La violencia reciente contra líderes políticos —57 casos en apenas tres meses— no puede leerse al margen de este contexto. Es el síntoma de una democracia donde los canales institucionales se han erosionado y la confrontación se desborda hacia lo físico, hacia el cuerpo de quienes representan una idea, una propuesta o una voz disonante.

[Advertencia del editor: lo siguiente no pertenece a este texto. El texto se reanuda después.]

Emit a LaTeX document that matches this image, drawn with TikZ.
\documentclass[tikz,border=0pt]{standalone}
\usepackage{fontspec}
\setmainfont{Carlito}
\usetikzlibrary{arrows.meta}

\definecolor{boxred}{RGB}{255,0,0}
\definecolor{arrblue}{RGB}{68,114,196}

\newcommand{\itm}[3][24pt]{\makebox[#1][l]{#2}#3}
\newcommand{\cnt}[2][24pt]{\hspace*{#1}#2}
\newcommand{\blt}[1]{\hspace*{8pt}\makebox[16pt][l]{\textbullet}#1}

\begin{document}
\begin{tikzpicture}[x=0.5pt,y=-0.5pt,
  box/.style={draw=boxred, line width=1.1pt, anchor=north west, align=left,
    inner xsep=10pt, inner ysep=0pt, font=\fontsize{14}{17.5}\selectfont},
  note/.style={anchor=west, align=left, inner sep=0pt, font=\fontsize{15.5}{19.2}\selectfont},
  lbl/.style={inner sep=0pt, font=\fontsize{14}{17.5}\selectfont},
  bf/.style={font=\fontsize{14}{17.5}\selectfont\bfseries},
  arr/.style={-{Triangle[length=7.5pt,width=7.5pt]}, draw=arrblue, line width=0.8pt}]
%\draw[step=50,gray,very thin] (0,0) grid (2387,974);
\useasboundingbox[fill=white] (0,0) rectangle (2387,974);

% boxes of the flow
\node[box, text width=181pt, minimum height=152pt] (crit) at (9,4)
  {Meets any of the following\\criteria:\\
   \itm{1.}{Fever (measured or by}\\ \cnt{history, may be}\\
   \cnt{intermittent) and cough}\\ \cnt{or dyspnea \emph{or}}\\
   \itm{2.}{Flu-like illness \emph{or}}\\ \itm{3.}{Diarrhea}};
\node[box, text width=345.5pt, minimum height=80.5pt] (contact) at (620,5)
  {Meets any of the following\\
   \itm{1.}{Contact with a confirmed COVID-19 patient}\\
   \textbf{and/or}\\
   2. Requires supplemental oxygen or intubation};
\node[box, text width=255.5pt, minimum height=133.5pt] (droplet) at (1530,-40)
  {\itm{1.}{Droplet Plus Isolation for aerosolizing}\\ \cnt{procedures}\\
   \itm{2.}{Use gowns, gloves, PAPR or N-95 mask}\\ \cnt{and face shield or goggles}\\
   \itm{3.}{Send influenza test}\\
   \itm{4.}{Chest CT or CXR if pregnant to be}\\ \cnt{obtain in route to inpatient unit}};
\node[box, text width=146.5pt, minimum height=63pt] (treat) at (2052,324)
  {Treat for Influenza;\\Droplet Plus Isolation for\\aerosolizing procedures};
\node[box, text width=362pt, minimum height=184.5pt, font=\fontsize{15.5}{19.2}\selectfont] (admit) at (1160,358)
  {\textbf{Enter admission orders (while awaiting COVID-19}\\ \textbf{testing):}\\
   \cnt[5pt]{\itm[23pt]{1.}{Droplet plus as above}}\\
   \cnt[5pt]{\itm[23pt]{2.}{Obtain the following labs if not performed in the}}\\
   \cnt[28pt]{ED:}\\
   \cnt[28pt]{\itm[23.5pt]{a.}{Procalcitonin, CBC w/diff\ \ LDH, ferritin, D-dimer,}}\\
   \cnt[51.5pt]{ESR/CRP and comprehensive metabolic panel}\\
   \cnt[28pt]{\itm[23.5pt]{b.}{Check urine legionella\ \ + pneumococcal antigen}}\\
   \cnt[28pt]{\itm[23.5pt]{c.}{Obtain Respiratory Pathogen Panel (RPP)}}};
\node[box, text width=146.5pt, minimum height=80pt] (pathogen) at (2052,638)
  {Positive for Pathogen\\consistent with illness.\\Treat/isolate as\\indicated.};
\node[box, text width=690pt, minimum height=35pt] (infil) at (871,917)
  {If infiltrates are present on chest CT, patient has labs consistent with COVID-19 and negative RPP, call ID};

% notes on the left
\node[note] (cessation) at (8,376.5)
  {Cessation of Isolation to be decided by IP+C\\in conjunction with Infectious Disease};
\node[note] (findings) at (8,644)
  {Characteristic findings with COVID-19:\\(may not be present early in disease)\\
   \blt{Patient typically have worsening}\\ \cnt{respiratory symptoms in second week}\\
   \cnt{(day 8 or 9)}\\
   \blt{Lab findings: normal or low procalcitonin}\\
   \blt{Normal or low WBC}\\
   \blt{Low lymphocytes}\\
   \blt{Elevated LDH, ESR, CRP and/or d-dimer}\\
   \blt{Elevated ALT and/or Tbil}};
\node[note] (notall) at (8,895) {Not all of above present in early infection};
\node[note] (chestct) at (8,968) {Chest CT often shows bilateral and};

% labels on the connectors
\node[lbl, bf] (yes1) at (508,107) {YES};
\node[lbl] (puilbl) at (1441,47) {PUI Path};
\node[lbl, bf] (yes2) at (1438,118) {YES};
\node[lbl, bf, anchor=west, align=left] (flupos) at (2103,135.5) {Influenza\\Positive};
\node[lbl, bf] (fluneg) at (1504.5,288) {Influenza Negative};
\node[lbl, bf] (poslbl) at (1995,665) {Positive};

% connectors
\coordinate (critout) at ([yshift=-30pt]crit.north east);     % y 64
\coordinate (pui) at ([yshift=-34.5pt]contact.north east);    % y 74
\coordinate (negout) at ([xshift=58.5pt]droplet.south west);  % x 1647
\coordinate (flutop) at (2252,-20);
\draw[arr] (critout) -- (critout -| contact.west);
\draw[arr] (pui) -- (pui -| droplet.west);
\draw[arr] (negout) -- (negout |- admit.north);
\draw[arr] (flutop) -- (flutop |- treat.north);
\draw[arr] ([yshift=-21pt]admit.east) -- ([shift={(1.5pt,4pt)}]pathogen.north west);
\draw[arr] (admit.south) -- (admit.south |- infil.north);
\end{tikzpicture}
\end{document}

En medio de esta fractura institucional, tres eventos recientes dan cuenta del momento crítico en el que estamos: la reunión en la Curia Arzobispal —convocada por el cardenal primado José Luis Rueda— entre el presidente Gustavo Petro, el presidente del Senado, los presidentes de las Altas Cortes y los jefes de entes de control; la posición del registrador nacional, Hernán Penagos, quien anunció que no tomará decisiones frente a la convocatoria de Consulta Popular hasta que el Consejo de Estado no emita un concepto; y el incierto futuro legislativo de la reforma laboral, que a pesar de haber sido revivida, enfrenta un Congreso dividido y una clase política cada vez más presionada por tomar partido.
Lo que estamos presenciando no es una simple tensión coyuntural. Es una disputa estructural sobre el tipo de democracia que queremos. Las posibilidades de desescalamiento son escasas porque los incentivos para negociar son débiles, y los relatos que hoy movilizan a los bloques son excluyentes por definición. No son programas de gobierno, son mitologías en las que cada bando ha encontrado identidad y propósito.
El desafío es mayúsculo: o encontramos una manera de canalizar el antagonismo dentro de los marcos democráticos existentes, o nos exponemos a que la polarización siga creciendo hasta convertir la política en una zona de guerra simbólica permanente, donde solo sobrevivan los discursos más extremos.
Colombia ya vivió lo que significa dejar que los conflictos políticos se resuelvan por fuera de las instituciones. No podemos darnos el lujo de repetir esa historia. La Constitución del 91 nos dejó una hoja de ruta. La pregunta es si tendremos, finalmente, la voluntad política de recorrerla.